# Our Buddy B's arrived



## Aquarius (May 8, 2009)

Our Buddy's arrived today, I am absoloutely thrilled with them - they are classic and special editions and are really soft. Thank you so much Dee for organising them :daisy:

We brought the dogs for their first walk with them and they are fabulous, definitely Biggles isn't pulling as much and they are so easy to get on - no over the head like the Puppias and they aren't as restricting either.

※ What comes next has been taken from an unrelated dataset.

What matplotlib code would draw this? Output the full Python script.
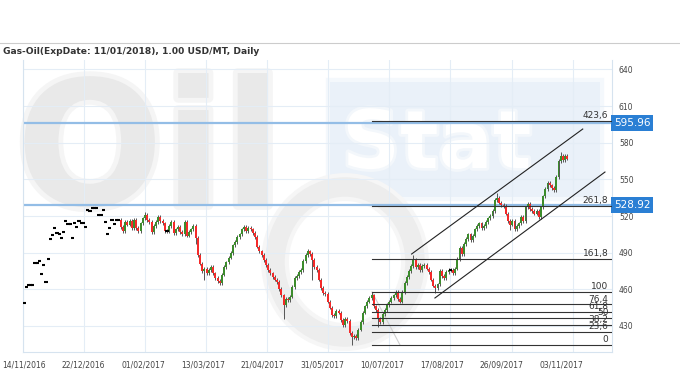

The pups just all tore around like they weren't even wearing them-

I have learned that I don't need fancy editions of the belts as they are hardly visible under their fur -

I bought size 3 for Bruno, he wears it on the middle hole, Poppy size 3, she wears it on the smallest hole and Biggles size 6 he wears it on the middle hole.

First - a front view of Poppy and Bruno wearing their Buddys 










Biggles, Bruno and Poppy all wearing their Buddy's










You can glimpse the Buddy's here









Tearing around the garden not feeling restricted at all


----------



## Aquarius (May 8, 2009)

Out walking


----------



## Rach_Honey (Jan 13, 2012)

Aww I love the BB's - beautiful. 

And your dogs are gorgeous, lovely to see them! X


Sent from Petguide.com Free App


----------



## michele (Jan 12, 2009)

Oh wow they all look so cute Jane,may have to get Lily one,so nice to see some pics of the clan


----------



## intent2smile (Dec 4, 2011)

They look absolutely adorable! 

I am anxiously awaiting Jaxx's BB. I found one on Amazon for $31 with shipping and taxes for the Natural one I was wanting. Unfortunately, it isn't due to ship until April 25th. I feel like I am getting a present for myself.

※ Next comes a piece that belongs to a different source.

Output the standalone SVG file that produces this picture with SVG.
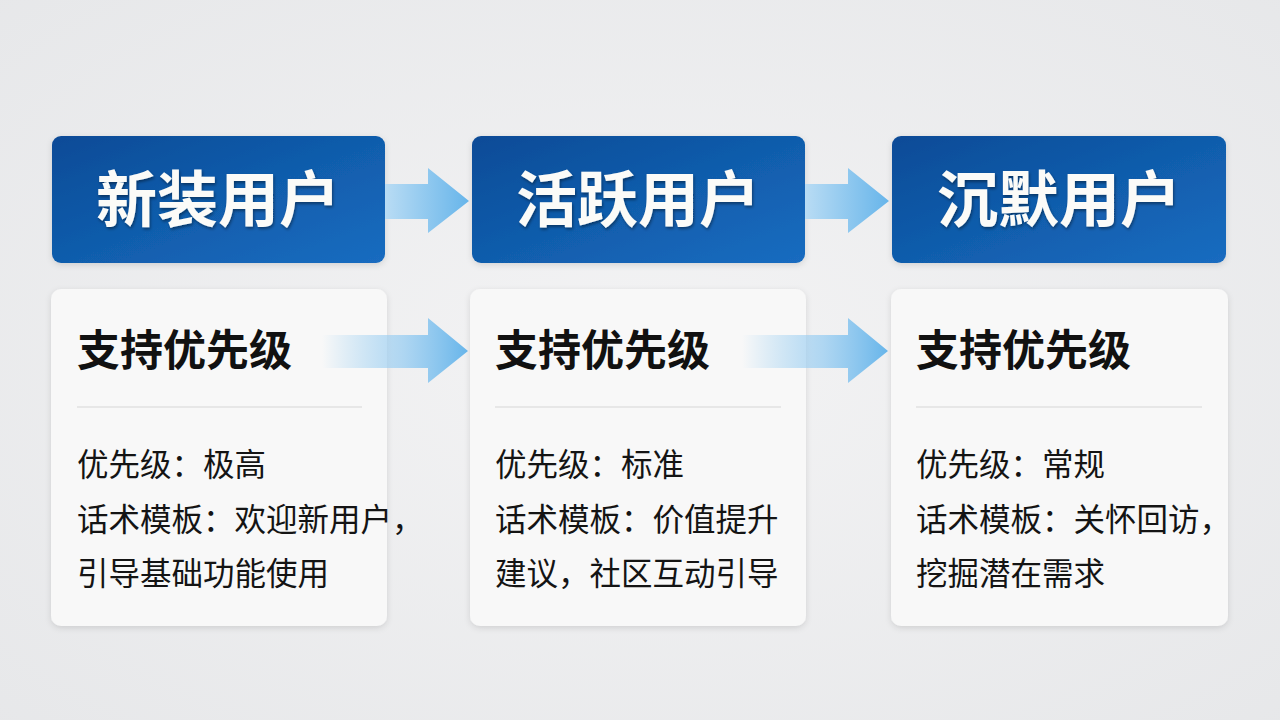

Jane your little ones are absolutely beautiful!


----------



## Brodysmom (Jan 8, 2009)

Jane, you need to post more pics of your crew! They are gorgeous! They look fantastic in the new BB's. Great pics!!!


----------



## intent2smile (Dec 4, 2011)

Brodysmom said:


> Jane, you need to post more pics of your crew! They are gorgeous! They look fantastic in the new BB's. Great pics!!!

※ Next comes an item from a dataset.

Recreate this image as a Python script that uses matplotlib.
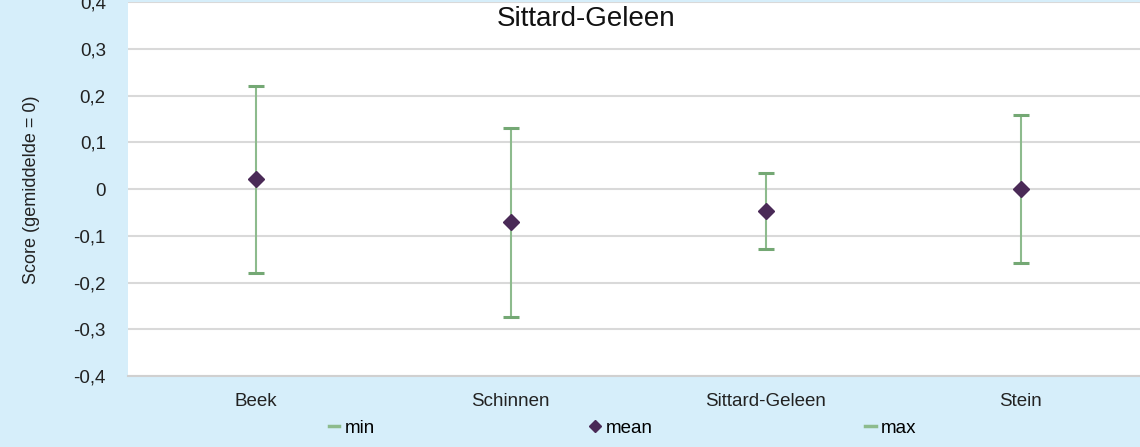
import matplotlib
matplotlib.use("Agg")
import matplotlib.pyplot as plt
from matplotlib.lines import Line2D
from matplotlib.ticker import FuncFormatter

categories = ["Beek", "Schinnen", "Sittard-Geleen", "Stein"]
min_vals = [-0.180, -0.273, -0.128, -0.158]
mean_vals = [0.021, -0.071, -0.047, 0.001]
max_vals = [0.220, 0.130, 0.034, 0.158]

plt.rcParams['font.family'] = ['Liberation Sans', 'DejaVu Sans']

W, H = 1140, 447
fig = plt.figure(figsize=(W/100, H/100), dpi=100)
bg = '#D6EEFA'
fig.patch.set_facecolor(bg)

ax = fig.add_axes([128/W, 1-376/H, 1020/W, 374/H])
ax.set_facecolor('white')
x = list(range(len(categories)))

green = '#8DBB8D'
capc = '#74A874'
purple = '#4A2A57'

ax.vlines(x, min_vals, max_vals, color=green, lw=1.5, zorder=2)
ax.plot(x, min_vals, linestyle='none', marker='_', markersize=11, mew=2.2, color=capc, zorder=3)
ax.plot(x, max_vals, linestyle='none', marker='_', markersize=11, mew=2.2, color=capc, zorder=3)
ax.plot(x, mean_vals, linestyle='none', marker='D', markersize=8.5, color=purple, zorder=4)

ax.set_xlim(-0.5, len(categories)-0.5)
ax.set_ylim(-0.4, 0.4)
ax.set_yticks([i/10 for i in range(-4, 5)])
ax.yaxis.set_major_formatter(FuncFormatter(lambda v, p: ('0' if abs(v) < 1e-9 else f"{v:.1f}".replace('.', ','))))
ax.set_xticks(x)
ax.set_xticklabels(categories)
ax.grid(axis='y', color='#D9D9D9', lw=1.5, zorder=0)
ax.set_axisbelow(True)
for s in ['left', 'right', 'top']:
    ax.spines[s].set_visible(False)
ax.spines['bottom'].set_color('#D0D0D0')
ax.spines['bottom'].set_linewidth(1.5)
ax.tick_params(axis='both', length=0, labelsize=13.5, colors='#222222')
ax.tick_params(axis='y', pad=16)
ax.tick_params(axis='x', pad=12)

fig.text(32/W, 1-190/H, 'Score (gemiddelde = 0)', rotation=90, ha='center', va='center', fontsize=13, color='#222222')
fig.text(586/W, 1-19/H, 'Sittard-Geleen', ha='center', va='center', fontsize=20, color='#111111')

entries = [
    (Line2D([], [], color=green, lw=2.5), 'min', 352),
    (Line2D([], [], linestyle='none', marker='D', markersize=6, color=purple), 'mean', 621),
    (Line2D([], [], color=green, lw=2.5), 'max', 891),
]
for h, lab, cx in entries:
    fig.legend([h], [lab], loc='center', bbox_to_anchor=(cx/W, 1-428/H), frameon=False,
               fontsize=13.5, handlelength=0.55, handletextpad=0.3, borderpad=0, borderaxespad=0)

fig.savefig('out.png', dpi=100, facecolor=bg)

I agree! When I saw the pictures my first thought was that we needed to see more of these babies!


----------



## pigeonsheep (Nov 8, 2008)

they look great!!! love the runnin pics hehehe! that little dog house is adorable outside! :albino:


----------



## SkyAtBlue (Jul 25, 2010)

Jane your pups are so gorgeous, looks at all that Coat! Your patio is also very beautiful 

Sent from Petguide.com Free App


----------



## MiniGrace (Oct 31, 2011)

Beautiful pups! They look great in their buddy belts. I think you patio is pretty too.


----------



## AussieLass (Mar 1, 2012)

Well I'll be darned, I do believe that's the first time I've ever seen your beautiful pack ... get with the program & keep posting piccies please!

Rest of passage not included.